>> START Dataset content
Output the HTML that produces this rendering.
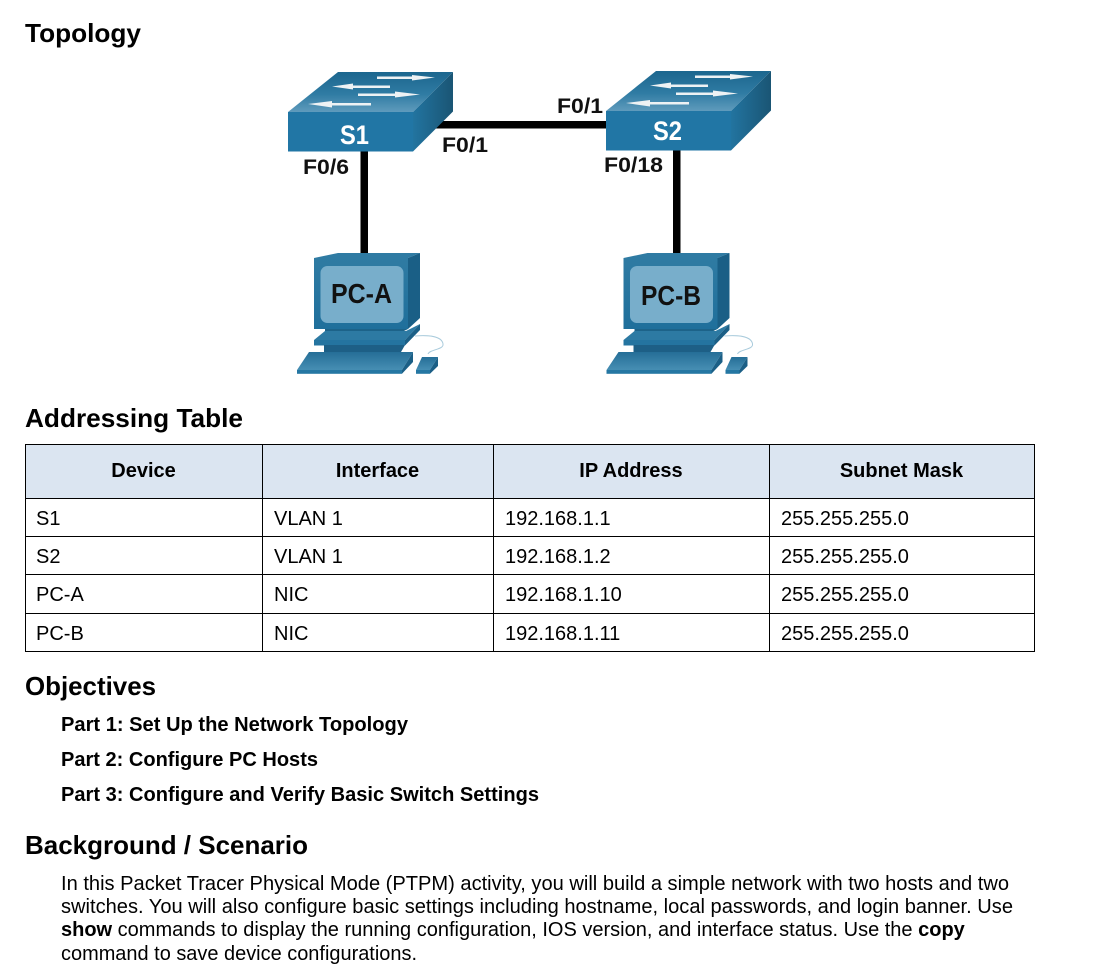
<!DOCTYPE html>
<html><head><meta charset="utf-8"><style>
html,body{margin:0;padding:0;background:#fff;width:1102px;height:975px;overflow:hidden}
svg{display:block}
text{font-family:"Liberation Sans",Arial,sans-serif;fill:#000}
.h{font-size:26px;font-weight:bold}
.c{font-size:20px}
.b{font-size:20px;font-weight:bold}
.l{font-size:21.500px;font-weight:bold;fill:#111}
</style></head><body>
<svg width="1102" height="975" viewBox="0 0 1102 975" xmlns="http://www.w3.org/2000/svg">
<defs>
<linearGradient id="top" x1="0" y1="1" x2="0" y2="0"><stop offset="0" stop-color="#5f9bbc"/><stop offset=".45" stop-color="#2f7ba3"/><stop offset="1" stop-color="#1c668e"/></linearGradient>
<linearGradient id="side" x1="0" y1="0" x2="1" y2="0"><stop offset="0" stop-color="#2274a0"/><stop offset="1" stop-color="#1a5574"/></linearGradient>
<linearGradient id="pcb" x1="0" y1="0" x2="0" y2="1"><stop offset="0" stop-color="#2f7ba3"/><stop offset="1" stop-color="#1f6f9b"/></linearGradient>
<linearGradient id="kb" x1="0" y1="0" x2="0" y2="1"><stop offset="0" stop-color="#256e97"/><stop offset="1" stop-color="#468eb3"/></linearGradient>
<g id="sw">
<polygon points="0,40 50,0 165,0 125,40" fill="url(#top)"/>
<rect x="0" y="40" width="125" height="39.500" fill="#2176a5"/>
<polygon points="125,40 165,0 165,39.500 125,79.500" fill="url(#side)"/>
<g fill="#eef2f4">
<polygon points="89,4.500 124,4.500 124,3 147,5.500 124,8.500 124,7 89,7"/>
<polygon points="44,14.500 65,11.500 65,13.500 102,13.500 102,16 65,16 65,17.500"/>
<polygon points="70,21.500 107,21.500 107,19.500 132,22.500 107,25.500 107,24 70,24"/>
<polygon points="20,32 44,29 44,31 83,31 83,33.500 44,33.500 44,35.500"/>
</g>
</g>
<g id="pc">
<path d="M415,336 C428,335 442,336 443,344 C444,350 430,349 428,354" fill="none" stroke="#a9cbdc" stroke-width="1"/>
<polygon points="314,258 338,253 420,253 408,258" fill="#2f7ba3"/>
<rect x="314" y="258" width="94" height="71" fill="url(#pcb)"/>
<polygon points="408,258 420,253 420,318 408,329" fill="#1a5f86"/>
<rect x="320.500" y="266" width="83" height="57" rx="7" fill="#78aecb"/>
<polygon points="325,329 408,329 400,333 325,333" fill="#1d6389"/>
<polygon points="314,340 325,331 406,331 420,324 405,340" fill="#2d7aa3"/>
<rect x="314" y="340" width="91" height="5.500" fill="#2474a0"/>
<polygon points="405,340 420,324 420,330 405,345.500" fill="#1b5f86"/>
<polygon points="324,345 405,345 401,352 324,352" fill="#1d5f86"/>
<polygon points="309,352 413,352 402,370 297,370" fill="url(#kb)"/>
<rect x="297" y="370" width="105" height="3.800" fill="#2577a3"/>
<polygon points="402,370 413,352 413,362 402,373.800" fill="#1b5f86"/>
<polygon points="422,357 438,357 430,370 416,370" fill="url(#kb)"/>
<rect x="416" y="370" width="14" height="3.800" fill="#2577a3"/>
<polygon points="430,370 438,357 438,366 430,373.800" fill="#1b5f86"/>
</g>
</defs>

<text class="h" x="25" y="42" textLength="116" lengthAdjust="spacingAndGlyphs">Topology</text>

<!-- links -->
<rect x="436" y="121" width="172" height="7.500" fill="#000"/>
<rect x="360.500" y="150" width="7.500" height="104" fill="#000"/>
<rect x="673" y="149" width="7.500" height="105" fill="#000"/>

<use href="#sw" x="288" y="72"/>
<use href="#sw" x="606" y="71"/>
<text x="354.500" y="144" text-anchor="middle" style="font-size:27px;font-weight:bold;fill:#fff" textLength="29" lengthAdjust="spacingAndGlyphs">S1</text>
<text x="667.500" y="140" text-anchor="middle" style="font-size:27px;font-weight:bold;fill:#fff" textLength="29" lengthAdjust="spacingAndGlyphs">S2</text>

<text class="l" x="303" y="174" textLength="46" lengthAdjust="spacingAndGlyphs">F0/6</text>
<text class="l" x="442" y="152" textLength="46" lengthAdjust="spacingAndGlyphs">F0/1</text>
<text class="l" x="557" y="113" textLength="46" lengthAdjust="spacingAndGlyphs">F0/1</text>
<text class="l" x="604" y="172" textLength="59" lengthAdjust="spacingAndGlyphs">F0/18</text>

<use href="#pc"/>
<use href="#pc" x="309.500"/>
<text x="361.500" y="303" text-anchor="middle" style="font-size:28px;font-weight:bold;fill:#111" textLength="61" lengthAdjust="spacingAndGlyphs">PC-A</text>
<text x="671" y="305" text-anchor="middle" style="font-size:28px;font-weight:bold;fill:#111" textLength="60" lengthAdjust="spacingAndGlyphs">PC-B</text>

<text class="h" x="25" y="427" textLength="218" lengthAdjust="spacingAndGlyphs">Addressing Table</text>

<!-- table -->
<rect x="25.500" y="444.500" width="1009" height="54" fill="#dbe5f1"/>
<g stroke="#000" stroke-width="1" fill="none">
<rect x="25.500" y="444.500" width="1009" height="207"/>
<path d="M25 498.500H1035M25 536.500H1035M25 574.500H1035M25 613.500H1035M262.500 444V652M493.500 444V652M769.500 444V652"/>
</g>
<g text-anchor="middle">
<text class="b" x="143.500" y="477">Device</text>
<text class="b" x="377.500" y="477">Interface</text>
<text class="b" x="631" y="477">IP Address</text>
<text class="b" x="901.500" y="477">Subnet Mask</text>
</g>
<g>
<text class="c" x="36" y="525">S1</text><text class="c" x="274" y="525">VLAN 1</text><text class="c" x="505" y="525">192.168.1.1</text><text class="c" x="781" y="525">255.255.255.0</text>
<text class="c" x="36" y="563">S2</text><text class="c" x="274" y="563">VLAN 1</text><text class="c" x="505" y="563">192.168.1.2</text><text class="c" x="781" y="563">255.255.255.0</text>
<text class="c" x="36" y="601">PC-A</text><text class="c" x="274" y="601">NIC</text><text class="c" x="505" y="601">192.168.1.10</text><text class="c" x="781" y="601">255.255.255.0</text>
<text class="c" x="36" y="640">PC-B</text><text class="c" x="274" y="640">NIC</text><text class="c" x="505" y="640">192.168.1.11</text><text class="c" x="781" y="640">255.255.255.0</text>
</g>

<text class="h" x="25" y="695" textLength="131" lengthAdjust="spacingAndGlyphs">Objectives</text>
<text class="b" x="61" y="731" textLength="347" lengthAdjust="spacingAndGlyphs">Part 1: Set Up the Network Topology</text>
<text class="b" x="61" y="766" textLength="257" lengthAdjust="spacingAndGlyphs">Part 2: Configure PC Hosts</text>
<text class="b" x="61" y="801" textLength="478" lengthAdjust="spacingAndGlyphs">Part 3: Configure and Verify Basic Switch Settings</text>

<text class="h" x="25" y="854" textLength="283" lengthAdjust="spacingAndGlyphs">Background / Scenario</text>

<text class="c" x="61" y="890" textLength="948" lengthAdjust="spacingAndGlyphs">In this Packet Tracer Physical Mode (PTPM) activity, you will build a simple network with two hosts and two</text>
<text class="c" x="61" y="913" textLength="952" lengthAdjust="spacingAndGlyphs">switches. You will also configure basic settings including hostname, local passwords, and login banner. Use</text>
<text class="c" x="61" y="936"><tspan font-weight="bold">show</tspan> commands to display the running configuration, IOS version, and interface status. Use the <tspan font-weight="bold">copy</tspan></text>
<text class="c" x="61" y="960" textLength="356" lengthAdjust="spacingAndGlyphs">command to save device configurations.</text>
</svg>
</body></html>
>> END Dataset content
§ Short task:
Working from the lines above, reproduce the material exactly and exclude its pictures.

§ Solution to the exercise:
Output the HTML that produces this rendering.
<!DOCTYPE html>
<html><head><meta charset="utf-8"><style>
html,body{margin:0;padding:0;background:#fff;width:1102px;height:975px;overflow:hidden}
svg{display:block}
text{font-family:"Liberation Sans",Arial,sans-serif;fill:#000}
.h{font-size:26px;font-weight:bold}
.c{font-size:20px}
.b{font-size:20px;font-weight:bold}
.l{font-size:21.500px;font-weight:bold;fill:#111}
</style></head><body>
<svg width="1102" height="975" viewBox="0 0 1102 975" xmlns="http://www.w3.org/2000/svg">
<defs>
<linearGradient id="top" x1="0" y1="1" x2="0" y2="0"><stop offset="0" stop-color="#5f9bbc"/><stop offset=".45" stop-color="#2f7ba3"/><stop offset="1" stop-color="#1c668e"/></linearGradient>
<linearGradient id="side" x1="0" y1="0" x2="1" y2="0"><stop offset="0" stop-color="#2274a0"/><stop offset="1" stop-color="#1a5574"/></linearGradient>
<linearGradient id="pcb" x1="0" y1="0" x2="0" y2="1"><stop offset="0" stop-color="#2f7ba3"/><stop offset="1" stop-color="#1f6f9b"/></linearGradient>
<linearGradient id="kb" x1="0" y1="0" x2="0" y2="1"><stop offset="0" stop-color="#256e97"/><stop offset="1" stop-color="#468eb3"/></linearGradient>
<g id="sw">
<polygon points="0,40 50,0 165,0 125,40" fill="url(#top)"/>
<rect x="0" y="40" width="125" height="39.500" fill="#2176a5"/>
<polygon points="125,40 165,0 165,39.500 125,79.500" fill="url(#side)"/>
<g fill="#eef2f4">
<polygon points="89,4.500 124,4.500 124,3 147,5.500 124,8.500 124,7 89,7"/>
<polygon points="44,14.500 65,11.500 65,13.500 102,13.500 102,16 65,16 65,17.500"/>
<polygon points="70,21.500 107,21.500 107,19.500 132,22.500 107,25.500 107,24 70,24"/>
<polygon points="20,32 44,29 44,31 83,31 83,33.500 44,33.500 44,35.500"/>
</g>
</g>
<g id="pc">
<path d="M415,336 C428,335 442,336 443,344 C444,350 430,349 428,354" fill="none" stroke="#a9cbdc" stroke-width="1"/>
<polygon points="314,258 338,253 420,253 408,258" fill="#2f7ba3"/>
<rect x="314" y="258" width="94" height="71" fill="url(#pcb)"/>
<polygon points="408,258 420,253 420,318 408,329" fill="#1a5f86"/>
<rect x="320.500" y="266" width="83" height="57" rx="7" fill="#78aecb"/>
<polygon points="325,329 408,329 400,333 325,333" fill="#1d6389"/>
<polygon points="314,340 325,331 406,331 420,324 405,340" fill="#2d7aa3"/>
<rect x="314" y="340" width="91" height="5.500" fill="#2474a0"/>
<polygon points="405,340 420,324 420,330 405,345.500" fill="#1b5f86"/>
<polygon points="324,345 405,345 401,352 324,352" fill="#1d5f86"/>
<polygon points="309,352 413,352 402,370 297,370" fill="url(#kb)"/>
<rect x="297" y="370" width="105" height="3.800" fill="#2577a3"/>
<polygon points="402,370 413,352 413,362 402,373.800" fill="#1b5f86"/>
<polygon points="422,357 438,357 430,370 416,370" fill="url(#kb)"/>
<rect x="416" y="370" width="14" height="3.800" fill="#2577a3"/>
<polygon points="430,370 438,357 438,366 430,373.800" fill="#1b5f86"/>
</g>
</defs>

<text class="h" x="25" y="42" textLength="116" lengthAdjust="spacingAndGlyphs">Topology</text>

<!-- links -->
<rect x="436" y="121" width="172" height="7.500" fill="#000"/>
<rect x="360.500" y="150" width="7.500" height="104" fill="#000"/>
<rect x="673" y="149" width="7.500" height="105" fill="#000"/>

<use href="#sw" x="288" y="72"/>
<use href="#sw" x="606" y="71"/>
<text x="354.500" y="144" text-anchor="middle" style="font-size:27px;font-weight:bold;fill:#fff" textLength="29" lengthAdjust="spacingAndGlyphs">S1</text>
<text x="667.500" y="140" text-anchor="middle" style="font-size:27px;font-weight:bold;fill:#fff" textLength="29" lengthAdjust="spacingAndGlyphs">S2</text>

<text class="l" x="303" y="174" textLength="46" lengthAdjust="spacingAndGlyphs">F0/6</text>
<text class="l" x="442" y="152" textLength="46" lengthAdjust="spacingAndGlyphs">F0/1</text>
<text class="l" x="557" y="113" textLength="46" lengthAdjust="spacingAndGlyphs">F0/1</text>
<text class="l" x="604" y="172" textLength="59" lengthAdjust="spacingAndGlyphs">F0/18</text>

<use href="#pc"/>
<use href="#pc" x="309.500"/>
<text x="361.500" y="303" text-anchor="middle" style="font-size:28px;font-weight:bold;fill:#111" textLength="61" lengthAdjust="spacingAndGlyphs">PC-A</text>
<text x="671" y="305" text-anchor="middle" style="font-size:28px;font-weight:bold;fill:#111" textLength="60" lengthAdjust="spacingAndGlyphs">PC-B</text>

<text class="h" x="25" y="427" textLength="218" lengthAdjust="spacingAndGlyphs">Addressing Table</text>

<!-- table -->
<rect x="25.500" y="444.500" width="1009" height="54" fill="#dbe5f1"/>
<g stroke="#000" stroke-width="1" fill="none">
<rect x="25.500" y="444.500" width="1009" height="207"/>
<path d="M25 498.500H1035M25 536.500H1035M25 574.500H1035M25 613.500H1035M262.500 444V652M493.500 444V652M769.500 444V652"/>
</g>
<g text-anchor="middle">
<text class="b" x="143.500" y="477">Device</text>
<text class="b" x="377.500" y="477">Interface</text>
<text class="b" x="631" y="477">IP Address</text>
<text class="b" x="901.500" y="477">Subnet Mask</text>
</g>
<g>
<text class="c" x="36" y="525">S1</text><text class="c" x="274" y="525">VLAN 1</text><text class="c" x="505" y="525">192.168.1.1</text><text class="c" x="781" y="525">255.255.255.0</text>
<text class="c" x="36" y="563">S2</text><text class="c" x="274" y="563">VLAN 1</text><text class="c" x="505" y="563">192.168.1.2</text><text class="c" x="781" y="563">255.255.255.0</text>
<text class="c" x="36" y="601">PC-A</text><text class="c" x="274" y="601">NIC</text><text class="c" x="505" y="601">192.168.1.10</text><text class="c" x="781" y="601">255.255.255.0</text>
<text class="c" x="36" y="640">PC-B</text><text class="c" x="274" y="640">NIC</text><text class="c" x="505" y="640">192.168.1.11</text><text class="c" x="781" y="640">255.255.255.0</text>
</g>

<text class="h" x="25" y="695" textLength="131" lengthAdjust="spacingAndGlyphs">Objectives</text>
<text class="b" x="61" y="731" textLength="347" lengthAdjust="spacingAndGlyphs">Part 1: Set Up the Network Topology</text>
<text class="b" x="61" y="766" textLength="257" lengthAdjust="spacingAndGlyphs">Part 2: Configure PC Hosts</text>
<text class="b" x="61" y="801" textLength="478" lengthAdjust="spacingAndGlyphs">Part 3: Configure and Verify Basic Switch Settings</text>

<text class="h" x="25" y="854" textLength="283" lengthAdjust="spacingAndGlyphs">Background / Scenario</text>

<text class="c" x="61" y="890" textLength="948" lengthAdjust="spacingAndGlyphs">In this Packet Tracer Physical Mode (PTPM) activity, you will build a simple network with two hosts and two</text>
<text class="c" x="61" y="913" textLength="952" lengthAdjust="spacingAndGlyphs">switches. You will also configure basic settings including hostname, local passwords, and login banner. Use</text>
<text class="c" x="61" y="936"><tspan font-weight="bold">show</tspan> commands to display the running configuration, IOS version, and interface status. Use the <tspan font-weight="bold">copy</tspan></text>
<text class="c" x="61" y="960" textLength="356" lengthAdjust="spacingAndGlyphs">command to save device configurations.</text>
</svg>
</body></html>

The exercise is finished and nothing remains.